Following a physical exam and patient history, we often use various imaging techniques to diagnose breathing problems. If a chest X-ray reveals an area of concern, we may then use computed tomography (CT) scans to take a closer look. Magnetic resonance imaging (MRI) is used to look at the blood vessels that carry blood to and from the lungs or the area in between the lungs called the mediastinum. Ultrasound is commonly used to diagnose pleural effusion, excess fluid in the space between the linings of the chest wall and outside of the lungs. A positron emission tomography and computed tomography (PET-CT) scan is an advanced nuclear medicine test predominately used for patients with lung and other types of cancer.
In addition to imaging tests, we also use physiologic testing.
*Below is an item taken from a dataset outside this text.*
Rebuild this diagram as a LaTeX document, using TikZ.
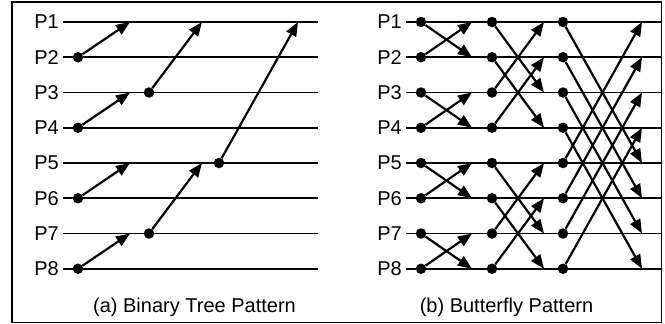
\documentclass[tikz,border=0pt]{standalone}
\usepackage{fontspec}
\setmainfont{Liberation Sans}
\usetikzlibrary{arrows.meta}
\begin{document}
\begin{tikzpicture}[x=1pt,y=-1pt,
  lab/.style={anchor=east,inner sep=0pt,font=\fontsize{20}{24}\selectfont},
  captext/.style={inner sep=0pt,font=\fontsize{20}{24}\selectfont},
  wire/.style={line width=1.7pt},
  dot/.style={circle,fill,inner sep=0pt,minimum size=10.5pt},
  msg/.style={line width=2.2pt,-{Triangle[length=14pt,width=11pt]}},
  frame/.style={line width=1.6pt}]
\useasboundingbox (0,0) rectangle (665,324);
\draw[frame] (12,2) rectangle (661.5,322.5);

% process rows for both panels
\foreach \i in {1,...,8} {
  \pgfmathsetmacro\yy{22+35.25*(\i-1)}
  \node[lab] (a\i) at (59,\yy) {P\i};
  \coordinate (as\i) at (63,\yy);
  \coordinate (ae\i) at (318,\yy);
  \draw[wire] (as\i) -- (ae\i);
  \node[lab] (b\i) at (402,\yy) {P\i};
  \coordinate (bs\i) at (406,\yy);
  \coordinate (be\i) at (662,\yy);
  \draw[wire] (bs\i) -- (be\i);
}

% (a) binary tree reduction
\foreach \i/\x in {2/78,4/78,6/78,8/78,3/149,7/149,5/219}
  \node[dot] (ad\i) at (\x,{22+35.25*(\i-1)}) {};
\foreach \i/\x in {1/130,3/130,5/130,7/130}
  \coordinate (at\i) at (\x,{22+35.25*(\i-1)});
\coordinate (au1) at (202,22);
\coordinate (au5) at (202,{22+35.25*4});
\coordinate (av1) at (298,22);
\draw[msg] (ad2) -- (at1);
\draw[msg] (ad4) -- (at3);
\draw[msg] (ad6) -- (at5);
\draw[msg] (ad8) -- (at7);
\draw[msg] (ad3) -- (au1);
\draw[msg] (ad7) -- (au5);
\draw[msg] (ad5) -- (av1);

% (b) butterfly exchange, three stages
\foreach \s/\d/\x/\t in {1/1/421/472,2/2/492/544,3/4/563/642} {
  \foreach \i in {1,...,8} {
    \pgfmathsetmacro\yy{22+35.25*(\i-1)}
    \node[dot] (bd\s\i) at (\x,\yy) {};
    \coordinate (bt\s\i) at (\t,\yy);
  }
  \foreach \i in {1,...,8} {
    \pgfmathtruncatemacro\j{mod(floor((\i-1)/\d),2)==0 ? \i+\d : \i-\d}
    \draw[msg] (bd\s\i) -- (bt\s\j);
  }
}

\node[captext] (capa) at (194.5,307) {(a) Binary Tree Pattern};
\node[captext] (capb) at (506.5,307) {(b) Butterfly Pattern};
\end{tikzpicture}
\end{document}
These are non-invasive tests that measure lung function, capacity, and chemical sensitivity. For patients with exercise-induced asthma, a baseline pulmonary function test is followed by an exercise induced bronchospasm study. Cardiopulmonary exercise testing is a comprehensive test that looks at the entire cardiac and respiratory system.
Minimally-invasive tests include bronchoscopy, which uses a flexible fiber optic tube to view the inside of the airways and lungs and take samples. X-ray guidance may be used to locate an area of concern and, with a tiny brush or needle, small samples of tissue can be taken for biopsy. Thoracentesis uses a needle to remove fluid from the pleural space for analysis. This allows us to determine the cause of pleural effusion.